**DATA EXTRACT**
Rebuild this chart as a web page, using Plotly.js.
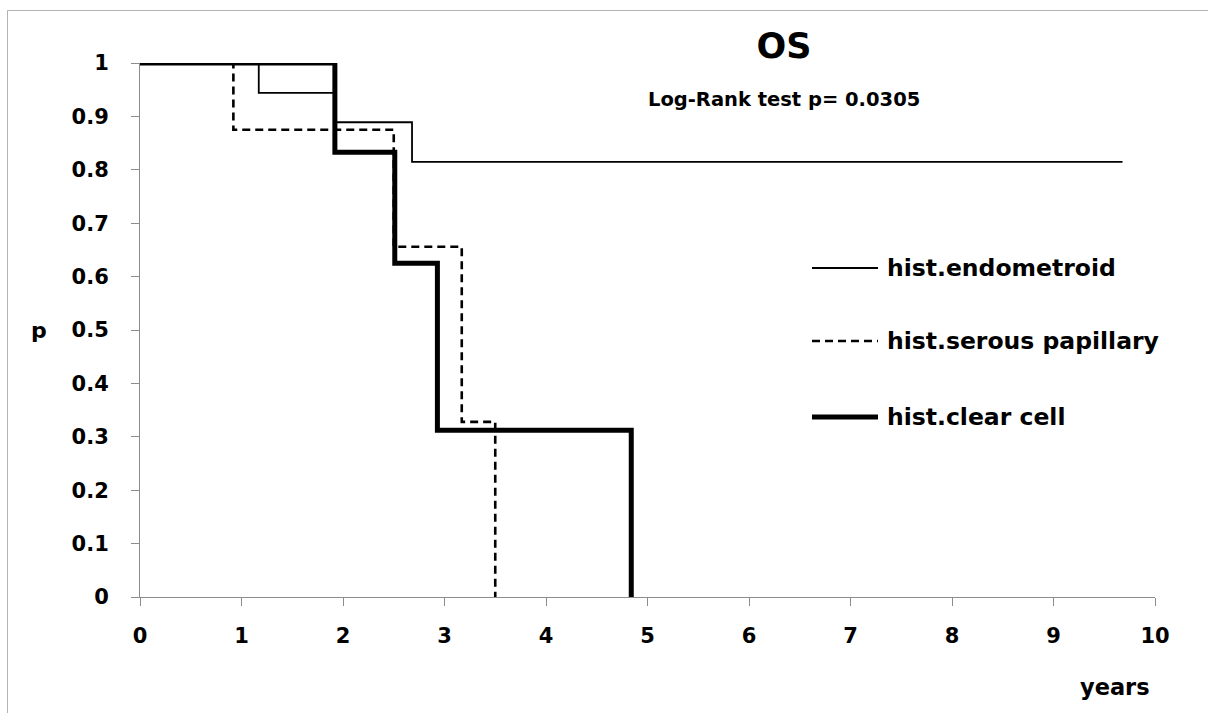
<!DOCTYPE html>
<html>
<head>
<meta charset="utf-8">
<script src="https://cdn.plot.ly/plotly-3.0.1.min.js"></script>
<style>html,body{margin:0;padding:0;background:#fff;}#chart{width:1208px;height:713px;}</style>
</head>
<body>
<div id="chart"></div>
<script>
// Kaplan-Meier step data (years, survival probability)
const endoTime = [0, 1.17, 1.92, 2.68, 9.68];
const endoSurv = [1, 0.944, 0.889, 0.815, 0.815];
const serousTime = [0, 0.92, 2.50, 3.17, 3.50];
const serousSurv = [1, 0.875, 0.656, 0.328, 0];
const clearTime = [0, 1.92, 2.51, 2.93, 4.84];
const clearSurv = [1, 0.833, 0.625, 0.3125, 0];
const seriesNames = ["hist.endometroid", "hist.serous papillary", "hist.clear cell"];
const xTicks = [0,1,2,3,4,5,6,7,8,9,10];
const yTicks = [0,0.1,0.2,0.3,0.4,0.5,0.6,0.7,0.8,0.9,1];
const titleText = "OS";
const subtitleText = "Log-Rank test p= 0.0305";

const FONT = "'DejaVu Sans', sans-serif";
const L = 140, R = 53, T = 63, B = 116, W = 1208, H = 713;
const pw = W - L - R, ph = H - T - B;
const px2x = p => (p - L) / pw;
const py2y = p => (H - B - p) / ph;

const styles = [
  {color: "#000", width: 1.8, dash: "solid"},
  {color: "#000", width: 2.6, dash: "8px,5px"},
  {color: "#000", width: 5, dash: "solid"}
];

const traces = [
  {x: endoTime, y: endoSurv, name: seriesNames[0]},
  {x: serousTime, y: serousSurv, name: seriesNames[1]},
  {x: clearTime, y: clearSurv, name: seriesNames[2]}
].map((t, i) => ({
  type: "scatter", mode: "lines", x: t.x, y: t.y, name: t.name,
  line: Object.assign({shape: "hv"}, styles[i]),
  cliponaxis: false, showlegend: false, hoverinfo: "x+y+name"
}));

// legend drawn as shapes + annotations
const legY = [268, 341, 417];
const shapes = [
  {type: "rect", xref: "paper", yref: "paper",
   x0: px2x(7.5), x1: px2x(1230), y0: py2y(740), y1: py2y(10.5),
   line: {color: "#b3b3b3", width: 1}, fillcolor: "rgba(0,0,0,0)", layer: "below"}
];
const annotations = [
  {text: subtitleText, xref: "paper", yref: "paper", x: px2x(784), y: py2y(100),
   xanchor: "center", yanchor: "middle", showarrow: false,
   font: {family: FONT, size: 19.5, color: "#000", weight: "bold"}},
  {text: "p", xref: "paper", yref: "paper", x: px2x(39), y: py2y(330),
   xanchor: "center", yanchor: "middle", showarrow: false,
   font: {family: FONT, size: 22, color: "#000", weight: "bold"}},
  {text: "years", xref: "paper", yref: "paper", x: px2x(1115), y: py2y(687),
   xanchor: "center", yanchor: "middle", showarrow: false,
   font: {family: FONT, size: 22.5, color: "#000", weight: "bold"}}
];
seriesNames.forEach((n, i) => {
  shapes.push({type: "line", xref: "paper", yref: "paper",
    x0: px2x(812), x1: px2x(878), y0: py2y(legY[i]), y1: py2y(legY[i]),
    line: {color: styles[i].color, width: styles[i].width, dash: styles[i].dash}});
  annotations.push({text: n, xref: "paper", yref: "paper", x: px2x(885), y: py2y(legY[i]),
    xanchor: "left", yanchor: "middle", showarrow: false,
    font: {family: FONT, size: 23.5, color: "#000", weight: "bold"}});
});

const axisCommon = {
  showgrid: false, zeroline: false, showline: true, linecolor: "#8c8c8c", linewidth: 1,
  ticks: "outside", ticklen: 8, tickcolor: "#8c8c8c", tickwidth: 1,
  tickfont: {family: FONT, size: 21, color: "#000", weight: "bold"}
};

const layout = {
  width: W, height: H,
  margin: {l: L, r: R, t: T, b: B, pad: 0},
  paper_bgcolor: "#fff", plot_bgcolor: "#fff",
  showlegend: false,
  title: {text: titleText, font: {family: FONT, size: 35, color: "#000", weight: "bold"},
          xref: "container", yref: "container", x: 784 / W, y: 1 - 46 / H,
          xanchor: "center", yanchor: "middle"},
  xaxis: Object.assign({}, axisCommon, {range: [0, 10], tickvals: xTicks,
          ticktext: xTicks.map(String), ticklabelstandoff: 12}),
  yaxis: Object.assign({}, axisCommon, {range: [0, 1], tickvals: yTicks,
          ticktext: yTicks.map(v => String(v)), ticklabelstandoff: 18}),
  shapes: shapes,
  annotations: annotations
};

Plotly.newPlot("chart", traces, layout, {displayModeBar: false, staticPlot: true});
</script>
</body>
</html>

**GIVEN TASK**
All lines holding the word "chart" should be picked out and copied.

**WRITTEN SOLUTION**
Rebuild this chart as a web page, using Plotly.js.
<style>html,body{margin:0;padding:0;background:#fff;}#chart{width:1208px;height:713px;}</style>
<div id="chart"></div>
Plotly.newPlot("chart", traces, layout, {displayModeBar: false, staticPlot: true});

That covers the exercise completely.